Stated problem: Leave out the pictures and copy everything else below exactly.

Recorded data:

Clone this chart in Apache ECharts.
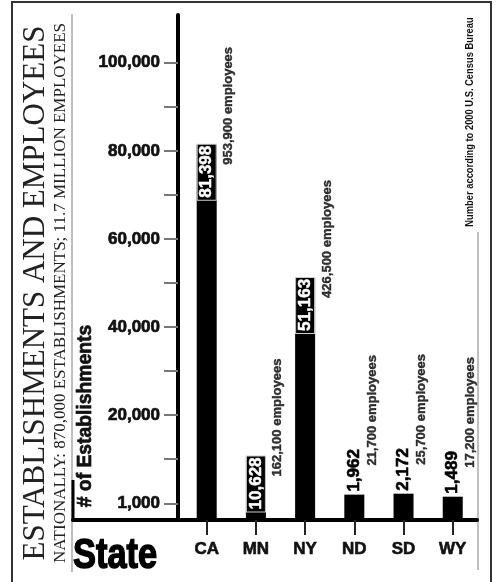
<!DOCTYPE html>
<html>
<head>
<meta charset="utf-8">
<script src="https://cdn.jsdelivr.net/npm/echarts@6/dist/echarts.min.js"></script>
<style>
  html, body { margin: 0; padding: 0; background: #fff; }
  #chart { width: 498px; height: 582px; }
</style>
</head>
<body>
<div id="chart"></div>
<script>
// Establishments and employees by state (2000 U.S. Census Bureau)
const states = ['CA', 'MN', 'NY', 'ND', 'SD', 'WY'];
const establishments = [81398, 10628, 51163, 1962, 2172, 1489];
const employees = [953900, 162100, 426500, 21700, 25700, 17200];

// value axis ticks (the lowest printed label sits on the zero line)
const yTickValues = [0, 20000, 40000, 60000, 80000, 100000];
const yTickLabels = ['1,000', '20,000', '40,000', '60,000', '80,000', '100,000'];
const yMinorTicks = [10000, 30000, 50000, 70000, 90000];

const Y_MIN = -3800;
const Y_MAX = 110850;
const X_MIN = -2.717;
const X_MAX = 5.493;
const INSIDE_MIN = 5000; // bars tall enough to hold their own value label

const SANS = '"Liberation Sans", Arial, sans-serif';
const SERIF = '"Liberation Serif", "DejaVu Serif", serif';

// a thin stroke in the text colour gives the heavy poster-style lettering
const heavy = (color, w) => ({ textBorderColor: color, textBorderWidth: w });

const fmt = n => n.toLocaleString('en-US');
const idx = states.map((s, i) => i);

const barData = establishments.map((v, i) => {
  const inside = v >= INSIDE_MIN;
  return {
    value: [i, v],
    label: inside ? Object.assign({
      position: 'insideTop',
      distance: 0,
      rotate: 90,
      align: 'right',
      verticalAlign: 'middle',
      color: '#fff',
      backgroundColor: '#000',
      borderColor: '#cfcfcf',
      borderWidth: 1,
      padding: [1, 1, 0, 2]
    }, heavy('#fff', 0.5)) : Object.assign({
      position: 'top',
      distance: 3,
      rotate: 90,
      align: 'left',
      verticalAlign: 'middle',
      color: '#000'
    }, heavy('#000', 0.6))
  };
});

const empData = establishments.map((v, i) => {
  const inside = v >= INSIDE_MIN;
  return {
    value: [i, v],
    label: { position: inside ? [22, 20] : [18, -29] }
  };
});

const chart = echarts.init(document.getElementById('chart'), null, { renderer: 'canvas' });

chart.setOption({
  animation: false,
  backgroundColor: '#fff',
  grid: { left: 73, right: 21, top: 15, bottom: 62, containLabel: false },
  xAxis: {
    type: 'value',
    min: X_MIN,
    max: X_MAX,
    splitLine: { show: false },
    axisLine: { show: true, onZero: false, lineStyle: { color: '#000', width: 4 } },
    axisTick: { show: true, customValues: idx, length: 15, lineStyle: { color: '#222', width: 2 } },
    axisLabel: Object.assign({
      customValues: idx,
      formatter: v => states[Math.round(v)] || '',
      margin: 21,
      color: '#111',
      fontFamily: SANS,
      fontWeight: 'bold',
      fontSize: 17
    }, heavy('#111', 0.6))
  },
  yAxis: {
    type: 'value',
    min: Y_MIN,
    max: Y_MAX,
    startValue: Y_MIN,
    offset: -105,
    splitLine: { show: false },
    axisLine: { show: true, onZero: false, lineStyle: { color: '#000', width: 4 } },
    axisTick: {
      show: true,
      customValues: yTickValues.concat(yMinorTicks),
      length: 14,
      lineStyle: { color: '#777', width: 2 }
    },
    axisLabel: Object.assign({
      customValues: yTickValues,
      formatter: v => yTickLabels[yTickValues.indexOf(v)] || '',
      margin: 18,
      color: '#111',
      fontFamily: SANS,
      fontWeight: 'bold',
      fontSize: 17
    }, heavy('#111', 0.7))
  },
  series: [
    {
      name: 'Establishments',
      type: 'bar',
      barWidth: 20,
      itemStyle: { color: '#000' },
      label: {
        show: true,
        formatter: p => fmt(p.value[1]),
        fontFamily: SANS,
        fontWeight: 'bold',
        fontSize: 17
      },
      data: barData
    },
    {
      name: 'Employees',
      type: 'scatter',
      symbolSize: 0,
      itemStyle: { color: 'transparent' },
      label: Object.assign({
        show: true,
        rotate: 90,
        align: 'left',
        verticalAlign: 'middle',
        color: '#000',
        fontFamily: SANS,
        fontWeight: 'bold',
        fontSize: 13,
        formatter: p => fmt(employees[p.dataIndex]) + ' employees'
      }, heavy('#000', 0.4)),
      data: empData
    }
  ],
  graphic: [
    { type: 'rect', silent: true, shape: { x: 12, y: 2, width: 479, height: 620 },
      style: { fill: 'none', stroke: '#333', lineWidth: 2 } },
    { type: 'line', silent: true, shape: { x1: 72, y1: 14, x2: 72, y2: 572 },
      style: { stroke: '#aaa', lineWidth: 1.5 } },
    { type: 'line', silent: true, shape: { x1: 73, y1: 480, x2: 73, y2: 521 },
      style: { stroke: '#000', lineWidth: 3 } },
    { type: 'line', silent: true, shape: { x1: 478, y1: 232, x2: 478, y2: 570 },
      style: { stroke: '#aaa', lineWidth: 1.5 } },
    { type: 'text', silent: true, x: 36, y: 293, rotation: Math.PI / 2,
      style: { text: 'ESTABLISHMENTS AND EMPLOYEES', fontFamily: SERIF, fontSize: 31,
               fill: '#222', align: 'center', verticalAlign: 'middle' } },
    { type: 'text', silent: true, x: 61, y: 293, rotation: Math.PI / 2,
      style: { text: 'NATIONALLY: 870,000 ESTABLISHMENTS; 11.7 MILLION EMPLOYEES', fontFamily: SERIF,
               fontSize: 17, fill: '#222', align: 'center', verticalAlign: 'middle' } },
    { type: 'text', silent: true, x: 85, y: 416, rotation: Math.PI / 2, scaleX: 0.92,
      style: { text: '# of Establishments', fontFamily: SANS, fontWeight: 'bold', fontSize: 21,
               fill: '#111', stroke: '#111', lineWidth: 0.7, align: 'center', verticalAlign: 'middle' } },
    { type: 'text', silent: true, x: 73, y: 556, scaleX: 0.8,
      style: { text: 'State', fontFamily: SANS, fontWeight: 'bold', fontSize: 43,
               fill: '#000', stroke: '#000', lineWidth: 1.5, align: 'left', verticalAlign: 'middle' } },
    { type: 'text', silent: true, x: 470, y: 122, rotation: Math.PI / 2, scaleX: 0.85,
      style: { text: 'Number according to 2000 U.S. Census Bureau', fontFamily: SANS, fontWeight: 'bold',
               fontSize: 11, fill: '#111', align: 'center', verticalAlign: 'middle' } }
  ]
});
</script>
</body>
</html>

Solution for this exercise:
Clone this chart in Apache ECharts.
<!DOCTYPE html>
<html>
<head>
<meta charset="utf-8">
<script src="https://cdn.jsdelivr.net/npm/echarts@6/dist/echarts.min.js"></script>
<style>
  html, body { margin: 0; padding: 0; background: #fff; }
  #chart { width: 498px; height: 582px; }
</style>
</head>
<body>
<div id="chart"></div>
<script>
// Establishments and employees by state (2000 U.S. Census Bureau)
const states = ['CA', 'MN', 'NY', 'ND', 'SD', 'WY'];
const establishments = [81398, 10628, 51163, 1962, 2172, 1489];
const employees = [953900, 162100, 426500, 21700, 25700, 17200];

// value axis ticks (the lowest printed label sits on the zero line)
const yTickValues = [0, 20000, 40000, 60000, 80000, 100000];
const yTickLabels = ['1,000', '20,000', '40,000', '60,000', '80,000', '100,000'];
const yMinorTicks = [10000, 30000, 50000, 70000, 90000];

const Y_MIN = -3800;
const Y_MAX = 110850;
const X_MIN = -2.717;
const X_MAX = 5.493;
const INSIDE_MIN = 5000; // bars tall enough to hold their own value label

const SANS = '"Liberation Sans", Arial, sans-serif';
const SERIF = '"Liberation Serif", "DejaVu Serif", serif';

// a thin stroke in the text colour gives the heavy poster-style lettering
const heavy = (color, w) => ({ textBorderColor: color, textBorderWidth: w });

const fmt = n => n.toLocaleString('en-US');
const idx = states.map((s, i) => i);

const barData = establishments.map((v, i) => {
  const inside = v >= INSIDE_MIN;
  return {
    value: [i, v],
    label: inside ? Object.assign({
      position: 'insideTop',
      distance: 0,
      rotate: 90,
      align: 'right',
      verticalAlign: 'middle',
      color: '#fff',
      backgroundColor: '#000',
      borderColor: '#cfcfcf',
      borderWidth: 1,
      padding: [1, 1, 0, 2]
    }, heavy('#fff', 0.5)) : Object.assign({
      position: 'top',
      distance: 3,
      rotate: 90,
      align: 'left',
      verticalAlign: 'middle',
      color: '#000'
    }, heavy('#000', 0.6))
  };
});

const empData = establishments.map((v, i) => {
  const inside = v >= INSIDE_MIN;
  return {
    value: [i, v],
    label: { position: inside ? [22, 20] : [18, -29] }
  };
});

const chart = echarts.init(document.getElementById('chart'), null, { renderer: 'canvas' });

chart.setOption({
  animation: false,
  backgroundColor: '#fff',
  grid: { left: 73, right: 21, top: 15, bottom: 62, containLabel: false },
  xAxis: {
    type: 'value',
    min: X_MIN,
    max: X_MAX,
    splitLine: { show: false },
    axisLine: { show: true, onZero: false, lineStyle: { color: '#000', width: 4 } },
    axisTick: { show: true, customValues: idx, length: 15, lineStyle: { color: '#222', width: 2 } },
    axisLabel: Object.assign({
      customValues: idx,
      formatter: v => states[Math.round(v)] || '',
      margin: 21,
      color: '#111',
      fontFamily: SANS,
      fontWeight: 'bold',
      fontSize: 17
    }, heavy('#111', 0.6))
  },
  yAxis: {
    type: 'value',
    min: Y_MIN,
    max: Y_MAX,
    startValue: Y_MIN,
    offset: -105,
    splitLine: { show: false },
    axisLine: { show: true, onZero: false, lineStyle: { color: '#000', width: 4 } },
    axisTick: {
      show: true,
      customValues: yTickValues.concat(yMinorTicks),
      length: 14,
      lineStyle: { color: '#777', width: 2 }
    },
    axisLabel: Object.assign({
      customValues: yTickValues,
      formatter: v => yTickLabels[yTickValues.indexOf(v)] || '',
      margin: 18,
      color: '#111',
      fontFamily: SANS,
      fontWeight: 'bold',
      fontSize: 17
    }, heavy('#111', 0.7))
  },
  series: [
    {
      name: 'Establishments',
      type: 'bar',
      barWidth: 20,
      itemStyle: { color: '#000' },
      label: {
        show: true,
        formatter: p => fmt(p.value[1]),
        fontFamily: SANS,
        fontWeight: 'bold',
        fontSize: 17
      },
      data: barData
    },
    {
      name: 'Employees',
      type: 'scatter',
      symbolSize: 0,
      itemStyle: { color: 'transparent' },
      label: Object.assign({
        show: true,
        rotate: 90,
        align: 'left',
        verticalAlign: 'middle',
        color: '#000',
        fontFamily: SANS,
        fontWeight: 'bold',
        fontSize: 13,
        formatter: p => fmt(employees[p.dataIndex]) + ' employees'
      }, heavy('#000', 0.4)),
      data: empData
    }
  ],
  graphic: [
    { type: 'rect', silent: true, shape: { x: 12, y: 2, width: 479, height: 620 },
      style: { fill: 'none', stroke: '#333', lineWidth: 2 } },
    { type: 'line', silent: true, shape: { x1: 72, y1: 14, x2: 72, y2: 572 },
      style: { stroke: '#aaa', lineWidth: 1.5 } },
    { type: 'line', silent: true, shape: { x1: 73, y1: 480, x2: 73, y2: 521 },
      style: { stroke: '#000', lineWidth: 3 } },
    { type: 'line', silent: true, shape: { x1: 478, y1: 232, x2: 478, y2: 570 },
      style: { stroke: '#aaa', lineWidth: 1.5 } },
    { type: 'text', silent: true, x: 36, y: 293, rotation: Math.PI / 2,
      style: { text: 'ESTABLISHMENTS AND EMPLOYEES', fontFamily: SERIF, fontSize: 31,
               fill: '#222', align: 'center', verticalAlign: 'middle' } },
    { type: 'text', silent: true, x: 61, y: 293, rotation: Math.PI / 2,
      style: { text: 'NATIONALLY: 870,000 ESTABLISHMENTS; 11.7 MILLION EMPLOYEES', fontFamily: SERIF,
               fontSize: 17, fill: '#222', align: 'center', verticalAlign: 'middle' } },
    { type: 'text', silent: true, x: 85, y: 416, rotation: Math.PI / 2, scaleX: 0.92,
      style: { text: '# of Establishments', fontFamily: SANS, fontWeight: 'bold', fontSize: 21,
               fill: '#111', stroke: '#111', lineWidth: 0.7, align: 'center', verticalAlign: 'middle' } },
    { type: 'text', silent: true, x: 73, y: 556, scaleX: 0.8,
      style: { text: 'State', fontFamily: SANS, fontWeight: 'bold', fontSize: 43,
               fill: '#000', stroke: '#000', lineWidth: 1.5, align: 'left', verticalAlign: 'middle' } },
    { type: 'text', silent: true, x: 470, y: 122, rotation: Math.PI / 2, scaleX: 0.85,
      style: { text: 'Number according to 2000 U.S. Census Bureau', fontFamily: SANS, fontWeight: 'bold',
               fontSize: 11, fill: '#111', align: 'center', verticalAlign: 'middle' } }
  ]
});
</script>
</body>
</html>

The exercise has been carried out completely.